Los recogeré, cristianos divididos, esparcidos en todas las naciones; y los reuniré de todas la Iglesias, comunidades, congregaciones o denominaciones que han fundado y los llevaré a su propia tierra: una única Iglesia, que vive su unidad en la diversidad. Derramaré sobre ustedes un agua que los purificará: de todas las inmundicias y juicios condenatorios que echaron los unos sobre los otros; de las idolatrías en las que cayeron al haber hecho de sus congregaciones la única Iglesia de Cristo, cerrando sus corazones a los demás; y les daré un corazón nuevo, y les infundiré un espíritu nuevo, arrancaré de su carne el corazón de piedra y les daré un corazón de carne, un corazón de ternura y de diálogo; y se pedirán perdón los unos a los otros. Les infundiré mi espíritu y haré que caminen, según el precepto de mi Hijo Jesús: “Un mandamiento nuevo les doy, que se amen los unos a los otros como yo los he amado. En esto conocerán todos que son mis discípulos: si se aman los unos a los otros” (Jn. 13, 34-35). Y habitarán en el único redil que he querido para ustedes: esa es la tierra que di a sus padres. Ustedes serán, entonces, mi único rebaño unido y yo seré su Dios y Padre amado.
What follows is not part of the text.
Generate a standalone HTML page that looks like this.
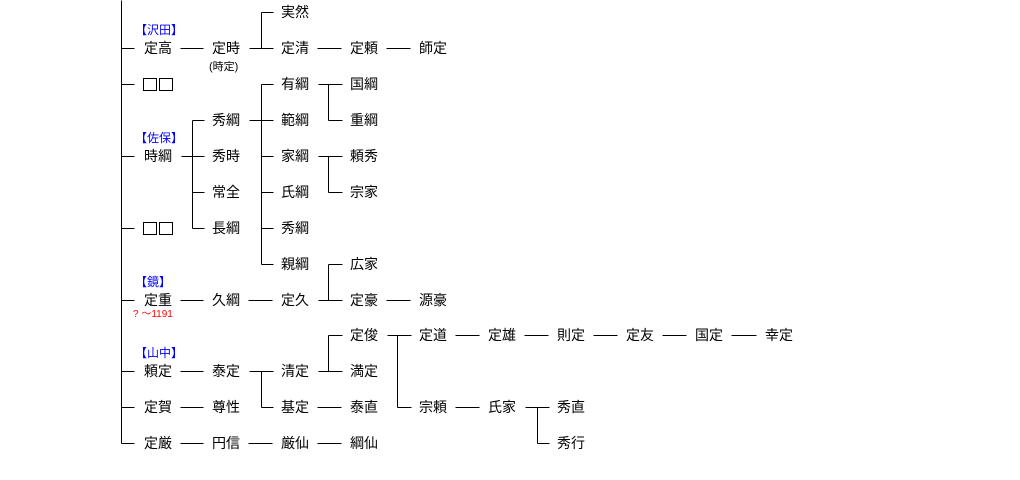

Los libraré de sus inmundicias, llamaré al grano que alimenta, a saber, mi Palabra y mi Eucaristía, y lo haré abundar y no los dejaré pasar hambre ni física ni espiritual; haré que abunden en frutos del Espíritu, como árboles plantados junto a los torrentes agua viva, y en cosechas de santidad en los campos de mi viña amada, para que no los insulten los paganos llamándolos “muertos de hambre”, porque fueron perdiendo fuerza al irse alejando los unos de los otros. Al acordarse de la conducta perversa y de sus malas acciones pasadas, de sus divisiones y palabras duras, sentirán asco de ustedes mismos.

Sépanlo bien: no lo hago por ustedes; avergüéncense y sonrójense todos de su conducta, porque todos fueron responsables de la división de mi rebaño, los que se quedaron y los que se fueron. Esto dice el Señor: cuando los purifique de sus culpas, haré que vuelvan a unir las ciudades en un corazón y una sola alma y que los daños y ruinas causados por las divisiones se reconstruyan. Volverán a labrar mi viña golpeada y desolada, después de haber estado baldía a la vista de los caminantes. Dirán: “Esta Iglesia desolada y dividida está hecha un paraíso; y las comunidades cristianas, arrasadas, destruidas, son ahora plazas fuertes habitadas. Y los pueblos que queden alrededor sabrán que yo, el Señor, reedifico lo destruido, planto lo arrasado y uno lo dividido. Yo, el Señor, lo digo y lo hago”.

Conclusión

CERTIFICO que me da alegría retomar este artículo y publicarlo 23 años después, sobre una paráfrasis al texto de Ezequiel 36, 16-36.

DOY FE en Santiago de los Caballeros a los ocho (8) días del mes de febrero del año del Señor dos mil veinticuatro (2024).